それは頭で記憶しているというよりも、「身体に染み付いて」いる。
閉鎖された村での遺伝子プール戦略が、習わしとして引き継がれたきたように、パチクリも文化的遺伝子として染み付いているのだとしたら。
考えてみたら、新しいアイデアや技術は、常にパチクリされ、改良されてきた。特に閉鎖された空間や、人口が少ないところでは、それらのリソースは貴重だったはずだ。
そんな延長で、スナックミッキーは生まれたのかもしれない。
んで、そんな延長で価値をパチクリしても構わないという遺伝子が更新されずに残っているのかも知れない。
そういや、この手のヒトは閉鎖されたところにいる人が多いような気もする。
田舎であるとか、特定のコミュニティの輪の中だけで生きてる人とかだ。
会社も、実は大きくなればなるほど特定のコミュニティになっていく。1日、会社以外の人と会話せずとも生活ができるということも珍しくない。
(企業を相手にする時は、その企業のミームの見極めはかなり重要なことになる。いわゆるクセっていうやつ)
特定のコミュニティでは、内側と外側が重要になる。
普通は、外側から取り入れていかないとシステムは成り立たないが、有る程度の規模になると自給自足よろしく、そこそこ生きていけるようになる。
そこは競争はなくなる凪の世界だが、その分、進化や研究などはなくなる。進化や研究の父は困難であるからだ。
あと、いくつか分析した事例があるんだが、なかなか特定されないように書きにくいので省くが、どれも共通点としては「閉鎖空間」というのがあるように思える。

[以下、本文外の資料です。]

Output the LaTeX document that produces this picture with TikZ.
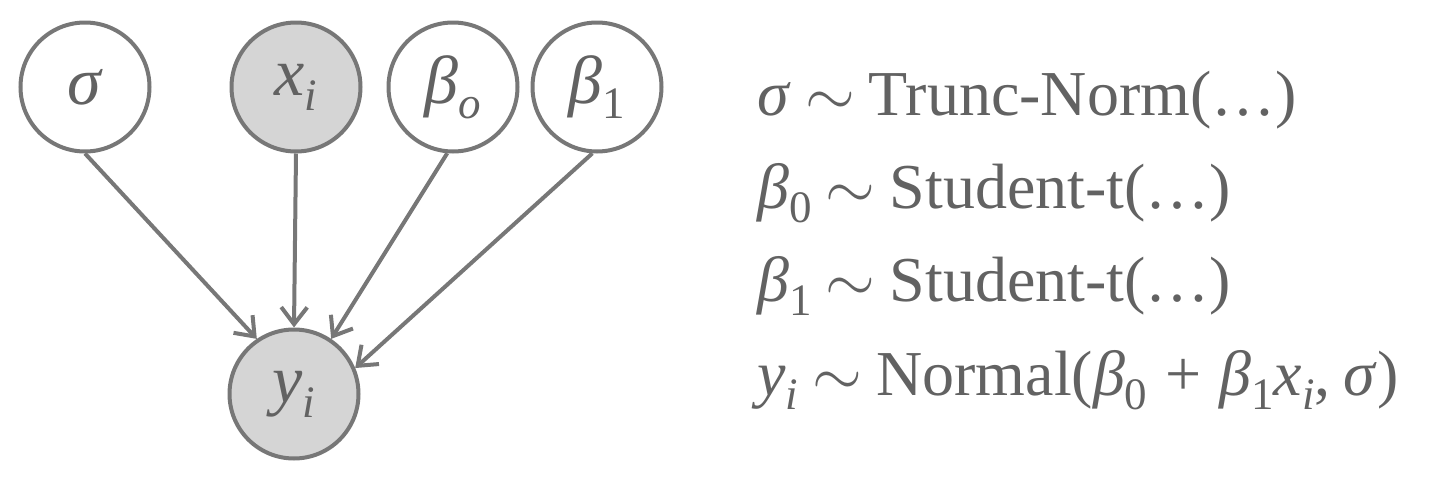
\documentclass[tikz,border=0pt]{standalone}
\usepackage{fix-cm}
\usepackage{fontspec}
\setmainfont{Liberation Serif}
\usetikzlibrary{arrows.meta}
\definecolor{edgegray}{HTML}{777777}
\definecolor{txtgray}{HTML}{626262}
\definecolor{obsfill}{HTML}{D5D5D5}
\newcommand\mysub[1]{\raisebox{-0.22em}{\fontsize{22.5}{22.5}\selectfont #1}}
\newcommand\iv[1]{\textit{#1}}
\newcommand\simrel{\hspace{0.22em}$\sim$\hspace{0.22em}}
\begin{document}
\begin{tikzpicture}[x=0.5pt,y=-0.5pt,
  var/.style={circle,draw=edgegray,line width=2pt,minimum size=64.5pt,inner sep=0pt,
    fill=white,text=txtgray,font=\fontsize{34}{40}\selectfont},
  obsvar/.style={var,fill=obsfill},
  edgearrow/.style={draw=edgegray,line width=2pt,-{Straight Barb[length=8.5pt,width=13pt]}},
  eq/.style={anchor=base west,inner sep=0pt,text=txtgray,font=\fontsize{32}{38}\selectfont}]
\useasboundingbox (0,0) rectangle (1442,477);
\node[var] (s) at (85,87) {\iv{σ}};
\node[obsvar] (x) at (296,87) {\iv{x}\mysub{\iv{i}}};
\node[var] (b0) at (453,87) {\iv{β}\mysub{\iv{o}}};
\node[var] (b1) at (597,87) {\iv{β}\mysub{1}};
\node[obsvar] (y) at (294,394) {\iv{y}\mysub{\iv{i}}};
\draw[edgearrow] (s.270) -- (y.124);
\draw[edgearrow] (x.270) -- (y.90);
\draw[edgearrow] (b0.265) -- (y.56);
\draw[edgearrow] (b1.266) -- (y.23);
\node[eq] (e1) at (757,115) {\iv{σ}\simrel Trunc-Norm(…)};
\node[eq] (e2) at (757,208) {\iv{β}\mysub{0}\simrel Student-t(…)};
\node[eq] (e3) at (757,301) {\iv{β}\mysub{1}\simrel Student-t(…)};
\node[eq] (e4) at (757,395) {\iv{y}\mysub{\iv{i}}\simrel Normal(\iv{β}\mysub{0}\hspace{0.28em}+\hspace{0.28em}\iv{β}\mysub{1}\iv{x}\mysub{\iv{i}},\hspace{0.2em}\iv{σ})};
\end{tikzpicture}
\end{document}
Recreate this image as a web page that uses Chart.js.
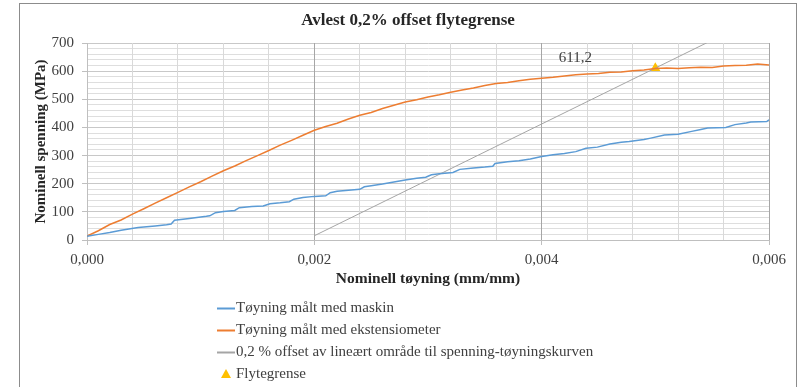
<!DOCTYPE html>
<html>
<head>
<meta charset="utf-8">
<script src="https://cdn.jsdelivr.net/npm/chart.js@4.4.1/dist/chart.umd.min.js"></script>
<style>
  html, body { margin: 0; padding: 0; background: #ffffff; }
  #wrap { position: relative; width: 807px; height: 387px; }
</style>
</head>
<body>
<div id="wrap"><canvas id="chart"></canvas></div>
<script>
// Stress-strain measured by the test machine (strain mm/mm, stress MPa)
const strainMachine = [0, 0.0001, 0.0002, 0.0003, 0.00045, 0.0006, 0.0007, 0.00074, 0.00077, 0.0009,
  0.00105, 0.00108, 0.00113, 0.0012, 0.0013, 0.00134, 0.00145, 0.00155, 0.00161, 0.0017,
  0.00178, 0.00182, 0.0019, 0.002, 0.0021, 0.00214, 0.0022, 0.0023, 0.0024, 0.00244,
  0.0025, 0.0026, 0.0027, 0.0028, 0.0029, 0.00298, 0.00303, 0.0031, 0.00322, 0.00328,
  0.0034, 0.0035, 0.00357, 0.00359, 0.0037, 0.0038, 0.0039, 0.004, 0.0041, 0.0042,
  0.0043, 0.00439, 0.00449, 0.0046, 0.0047, 0.00477, 0.0049, 0.00496, 0.00508, 0.0052,
  0.00532, 0.0054, 0.00546, 0.00562, 0.0057, 0.0058, 0.00584, 0.00598, 0.006];
const stressMachine = [13, 20, 27, 35, 44, 50, 54, 57, 70, 76,
  84, 86, 97, 101, 105, 115, 119, 121, 129, 132,
  136, 145, 151, 155, 157, 168, 173, 177, 180, 189,
  193, 199, 206, 213, 219, 223, 232, 235, 240, 251,
  256, 259, 262, 272, 278, 282, 288, 297, 303, 307,
  314, 326, 330, 341, 347, 350, 357, 362, 373, 376,
  386, 393, 398, 400, 410, 416, 419, 421, 427];

// Stress-strain measured with the extensometer
const strainExt = [0, 0.0001, 0.0002, 0.0003, 0.0004, 0.0005, 0.0006, 0.0007, 0.0008, 0.0009,
  0.001, 0.0011, 0.0012, 0.0013, 0.0014, 0.0015, 0.0016, 0.0017, 0.0018, 0.0019,
  0.002, 0.0021, 0.0022, 0.0023, 0.0024, 0.0025, 0.0026, 0.0027, 0.0028, 0.0029,
  0.003, 0.0031, 0.0032, 0.0033, 0.0034, 0.0035, 0.0036, 0.0037, 0.0038, 0.0039,
  0.004, 0.0041, 0.0042, 0.0043, 0.0044, 0.0045, 0.0046, 0.0047, 0.0048, 0.0049,
  0.005, 0.0051, 0.0052, 0.0053, 0.0054, 0.0055, 0.0056, 0.0057, 0.0058, 0.0059, 0.006];
const stressExt = [14, 33, 55, 71, 92, 111, 131, 150, 169, 189,
  207, 227, 246, 263, 282, 300, 318, 337, 354, 372,
  390, 403, 415, 430, 443, 453, 467, 479, 490, 498,
  508, 516, 525, 533, 540, 549, 556, 560, 566, 571,
  575, 578, 583, 587, 590, 592, 596, 597, 601, 604,
  609, 611, 609, 612, 614, 613, 618, 620, 621, 625, 622];

// 0.2 % offset line parallel to the linear part
const offsetStrain = [0.002, 0.0056];
const offsetStress = [15, 730];

// Read-off yield point
const yieldStrain = [0.005];
const yieldStress = [611.2];

// Axis tick labels
const xTickLabels = ['0,000', '0,002', '0,004', '0,006'];
const yTickLabels = ['0', '100', '200', '300', '400', '500', '600', '700'];

const chartTitle = 'Avlest 0,2% offset flytegrense';
const seriesLabels = [
  'Tøyning målt med maskin',
  'Tøyning målt med ekstensiometer',
  '0,2 % offset av lineært område til spenning-tøyningskurven',
  'Flytegrense'
];

const FONT = "'Liberation Serif', 'Times New Roman', serif";
const toPoints = (xs, ys) => xs.map((x, i) => ({ x: x, y: ys[i] }));
const isMajorX = v => Math.round(v * 10000) % 20 === 0;
const isMajorY = v => Math.round(v) % 100 === 0;

// Frame around the whole chart, with the title centred inside it
const framePlugin = {
  id: 'frame',
  beforeDraw(chart) {
    const ctx = chart.ctx;
    ctx.save();
    ctx.fillStyle = '#ffffff';
    ctx.fillRect(0, 0, chart.width, chart.height);
    ctx.strokeStyle = '#8c8c8c';
    ctx.lineWidth = 1;
    ctx.strokeRect(19.5, 3.5, 777, 400);
    ctx.font = 'bold 17px ' + FONT;
    ctx.fillStyle = '#262626';
    ctx.textAlign = 'center';
    ctx.textBaseline = 'middle';
    ctx.fillText(chartTitle, 408, 21);
    ctx.restore();
  }
};

// Value label beside the yield point
const yieldLabelPlugin = {
  id: 'yieldLabel',
  afterDatasetsDraw(chart) {
    const meta = chart.getDatasetMeta(3);
    const pt = meta.data[0];
    if (!pt) return;
    const ctx = chart.ctx;
    ctx.save();
    ctx.font = '15px ' + FONT;
    ctx.fillStyle = '#404040';
    ctx.textAlign = 'center';
    ctx.textBaseline = 'middle';
    ctx.fillText(yieldStress[0].toFixed(1).replace('.', ','), pt.x - 80, pt.y - 10);
    ctx.restore();
  }
};

// Stacked legend under the axis title
const stackedLegendPlugin = {
  id: 'stackedLegend',
  afterDraw(chart) {
    const ctx = chart.ctx;
    const x0 = 217, y0 = 308, gap = 22;
    ctx.save();
    ctx.font = '15px ' + FONT;
    ctx.textBaseline = 'middle';
    ctx.textAlign = 'left';
    chart.data.datasets.forEach((ds, i) => {
      const y = y0 + i * gap;
      if (ds.pointStyle === 'triangle') {
        ctx.fillStyle = ds.backgroundColor;
        ctx.beginPath();
        ctx.moveTo(x0 + 9, y - 5);
        ctx.lineTo(x0 + 14, y + 4);
        ctx.lineTo(x0 + 4, y + 4);
        ctx.closePath();
        ctx.fill();
      } else {
        ctx.strokeStyle = ds.borderColor;
        ctx.lineWidth = 2;
        ctx.beginPath();
        ctx.moveTo(x0, y + 0.5);
        ctx.lineTo(x0 + 18, y + 0.5);
        ctx.stroke();
      }
      ctx.fillStyle = '#404040';
      ctx.fillText(ds.label, x0 + 19, y);
    });
    ctx.restore();
  }
};

new Chart(document.getElementById('chart'), {
  type: 'scatter',
  data: {
    datasets: [
      {
        label: seriesLabels[0],
        data: toPoints(strainMachine, stressMachine),
        showLine: true,
        borderColor: '#5b9bd5',
        backgroundColor: '#5b9bd5',
        borderWidth: 1.5,
        pointRadius: 0,
        tension: 0
      },
      {
        label: seriesLabels[1],
        data: toPoints(strainExt, stressExt),
        showLine: true,
        borderColor: '#ed7d31',
        backgroundColor: '#ed7d31',
        borderWidth: 1.5,
        pointRadius: 0,
        tension: 0
      },
      {
        label: seriesLabels[2],
        data: toPoints(offsetStrain, offsetStress),
        showLine: true,
        borderColor: '#a5a5a5',
        backgroundColor: '#a5a5a5',
        borderWidth: 1,
        pointRadius: 0,
        tension: 0
      },
      {
        label: seriesLabels[3],
        data: toPoints(yieldStrain, yieldStress),
        showLine: false,
        pointStyle: 'triangle',
        pointRadius: 5.8,
        backgroundColor: '#ffc000',
        borderColor: '#ffc000',
        borderWidth: 0
      }
    ]
  },
  options: {
    responsive: true,
    maintainAspectRatio: false,
    animation: false,
    layout: { padding: { left: 20, right: 38, top: 43, bottom: 97 } },
    plugins: {
      legend: { display: false },
      tooltip: { enabled: false },
      title: { display: false }
    },
    scales: {
      x: {
        type: 'linear',
        min: 0,
        max: 0.006,
        afterFit(scale) { scale.height = 50; },
        ticks: {
          stepSize: 0.0004,
          autoSkip: false,
          maxRotation: 0,
          color: '#404040',
          font: { family: FONT, size: 15 },
          padding: 6,
          callback(v) {
            if (!isMajorX(v)) return '';
            return xTickLabels[Math.round(v * 10000) / 20];
          }
        },
        grid: {
          z: -1,
          color: c => isMajorX(c.tick.value) ? '#a6a6a6' : '#d9d9d9',
          tickColor: c => isMajorX(c.tick.value) ? '#bfbfbf' : 'rgba(0,0,0,0)',
          tickLength: 5,
          lineWidth: 1
        },
        border: { color: '#bfbfbf' },
        title: {
          display: true,
          text: 'Nominell tøyning (mm/mm)',
          color: '#262626',
          font: { family: FONT, size: 15.5, weight: 'bold' },
          padding: { top: 0, bottom: 2 }
        }
      },
      y: {
        min: 0,
        max: 700,
        afterFit(scale) { scale.width = 67; },
        ticks: {
          stepSize: 20,
          autoSkip: false,
          color: '#404040',
          font: { family: FONT, size: 15 },
          padding: 8,
          callback(v) {
            if (!isMajorY(v)) return '';
            return yTickLabels[Math.round(v) / 100];
          }
        },
        grid: {
          z: -2,
          color: c => isMajorY(c.tick.value) ? '#c8c8c8' : '#dedede',
          tickColor: c => isMajorY(c.tick.value) ? '#bfbfbf' : 'rgba(0,0,0,0)',
          tickLength: 5,
          lineWidth: 1
        },
        border: { color: '#bfbfbf' },
        title: {
          display: true,
          text: 'Nominell spenning (MPa)',
          color: '#262626',
          font: { family: FONT, size: 15, weight: 'bold' },
          padding: { top: 12, bottom: 0 }
        }
      }
    }
  },
  plugins: [framePlugin, yieldLabelPlugin, stackedLegendPlugin]
});
</script>
</body>
</html>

スマホとネットで世界は手のひらの上にあるにも関わらず、なぜか「世界に開かれた閉鎖空間」というのが出現してバカがそこに立て籠もる。
問いは出た。
では解は何か。
それは、争うことだ。
世界を広げるのは、争うことが必要不可欠だ。
だが、その結末が勝ち負けなら世界は広がらずに閉鎖空間のままだ。
争い、融合することで世界は広がる。